Art lesson alert! Giclee is derived from the French verb gicler, meaning to "squirt" or "spray." Giclee images are high-resolution digital scans printed with archival quality inks onto various surfaces, usually canvas or watercolor paper. Before it is printed, the artist can manipulate or change the colors or objects in the image. The giclee process provides better color accuracy than other means of reproduction. And giclee is exactly what you'll see at the opening of the new Edna Hibel Gallery (901 N. Congress Ave., Boynton Beach). The exhibition features pieces by Hibel herself, who has been working in a variety of media for almost 70 years. Check out some giclee and also browse a new line of fine art pocketbooks at 2 p.m. Call 561-752-1656.
Sure, there's plenty to criticize in Israel's handling of the Palestinians. It seems, from the outside looking in, that one is unable to point to "the good guys" and "the bad guys" over there. Whether it's the Berlin Wallesque creation currently being built or the constant news of women and children being maimed, Israel's response to suicidal Palestinian madmen has been, at times, overkill. But how do you discuss this without getting slammed as anti-Semitic? Moreover, how do you tell anti-Semitism from legitimate criticism of Israel? Florida Atlantic University's Davie Campus (2912 College Ave., Davie) holds an anti-Semitism interactive workshop from noon to 4 p.m. The workshop particularly targets college campuses and the growing problem of anti-Semitism found therein. Reservations are required, and admission is $10. Call 954-252-6949.

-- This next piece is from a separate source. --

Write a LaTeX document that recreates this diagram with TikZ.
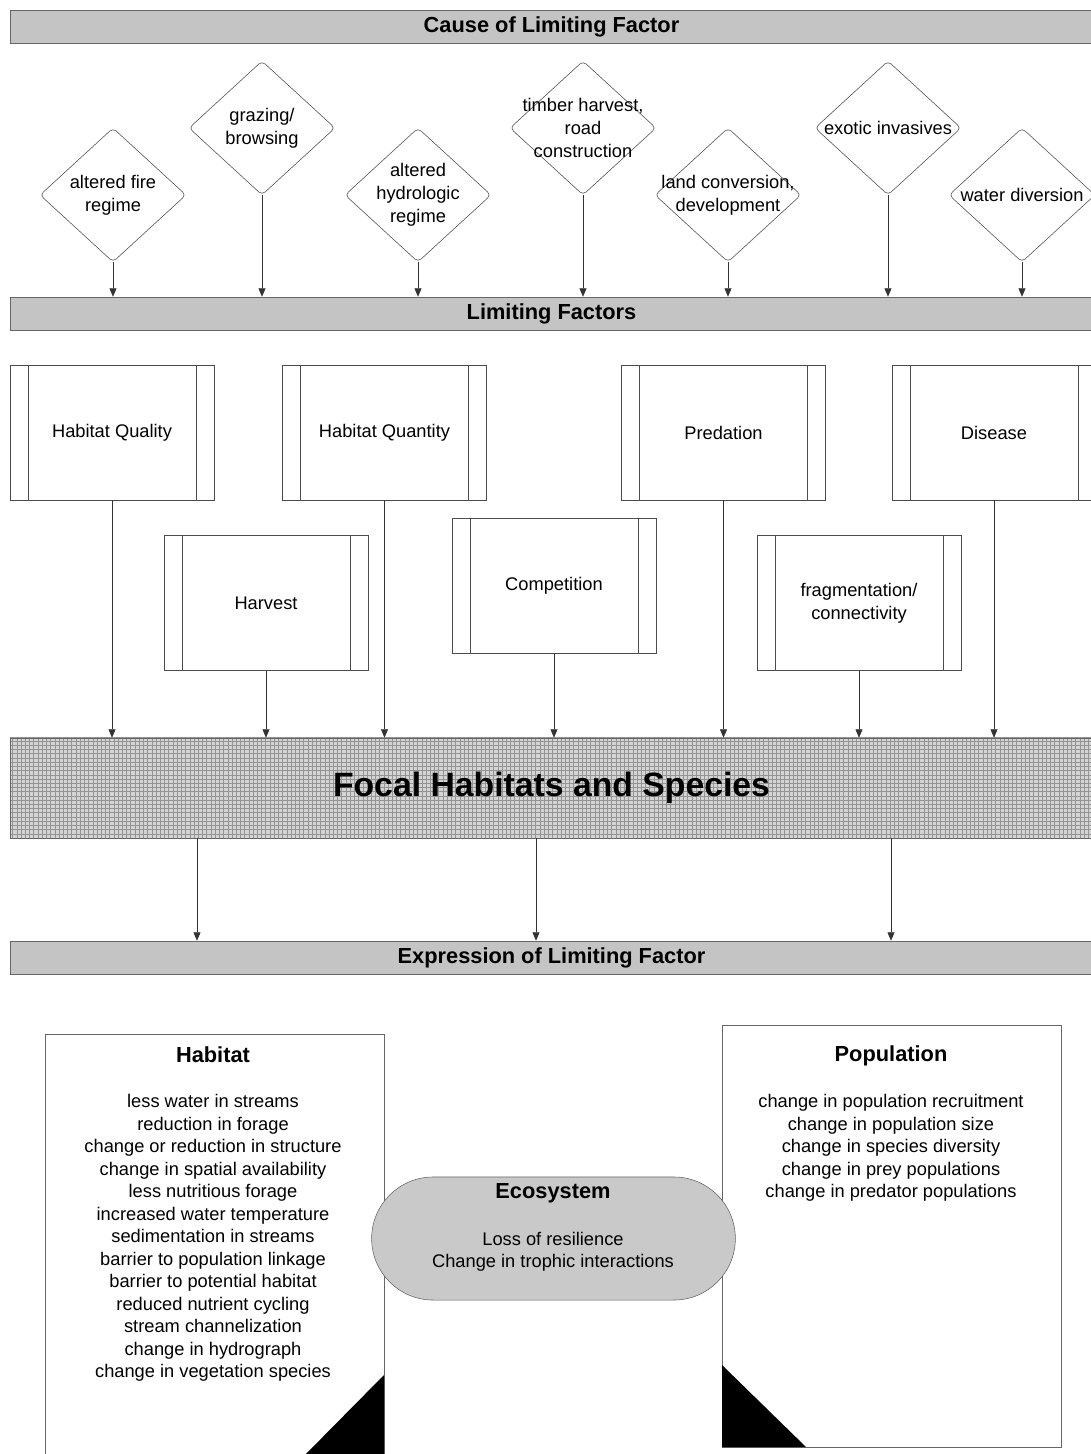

What with all these fancy telephones, telegraphs, and what have you, writing seems to be a dying art. Not writing in the most basic sense, of course. No, we're talking about the craft of writing. There's a difference between a Hallmark greeting card and a Faulkner novel, after all. Can we hold out hope that children of the future will be able to read and write to the extent of practicing the craft? Maybe. Kim Kerrigan, president of Corporate Classrooms, offers a workshop titled "Get a Grip on Your Writing" at the Riverland Library (2710 W. Davie Blvd., Fort Lauderdale) from 6 to 7:45 p.m., so you need not fear if your ability to compose a decent letter is all but lost. Kerrigan's workshop students learn six steps that allow one to write with ease, organization, and confidence -- at least, that's what she claims. Admission is free, though reservations are required. Call 954-791-1085.
It seems whenever one goes out onto the hippie scene -- be it a concert, a happening, a drum circle, a to-do, or whatever -- it tends to be a bit of a sausage factory. Sure, there are a few ladies, but men tend to dominate. Couple that with the fact that the 1980s men's movement had a great deal to do with heading out into the wilderness to bang on drums and scream a lot and chances are you won't find a drum circle with a large group of women involved. Secret Woods Nature Center (2701 W. State Rd. 84, Dania Beach) caters to this minuscule niche with its Women's Drumming Circle. From 7:30 to 9 p.m., women age 12 and older learn different drumming techniques before banging on the bongos. A few drums and other percussion instruments are available for use, though participants are encouraged to bring their own. Admission is $5. Call 954-791-1030.
Mmm... summer. A veritable cornucopia of organic goodness, and South Florida is a bastion of health nuts. It's great to buy fresh fruits and vegetables, but sometimes you need a more fulfilling mission. What with all the farmers' markets and "green" markets 'round these parts, the Sunset Market at Weston offers a free alternative. Dig through a variety of unusual crafts, vintage clothing, antiques, flowers, collectibles, and other market-type bric-a-brac. You can also enjoy live music by Mark & Blake or just lounge in the park. Sunset Market happens twice a month at Linear Park (1630 Bell Tower Ln., Weston) from 5 to 9 p.m. Call 954-888-9118.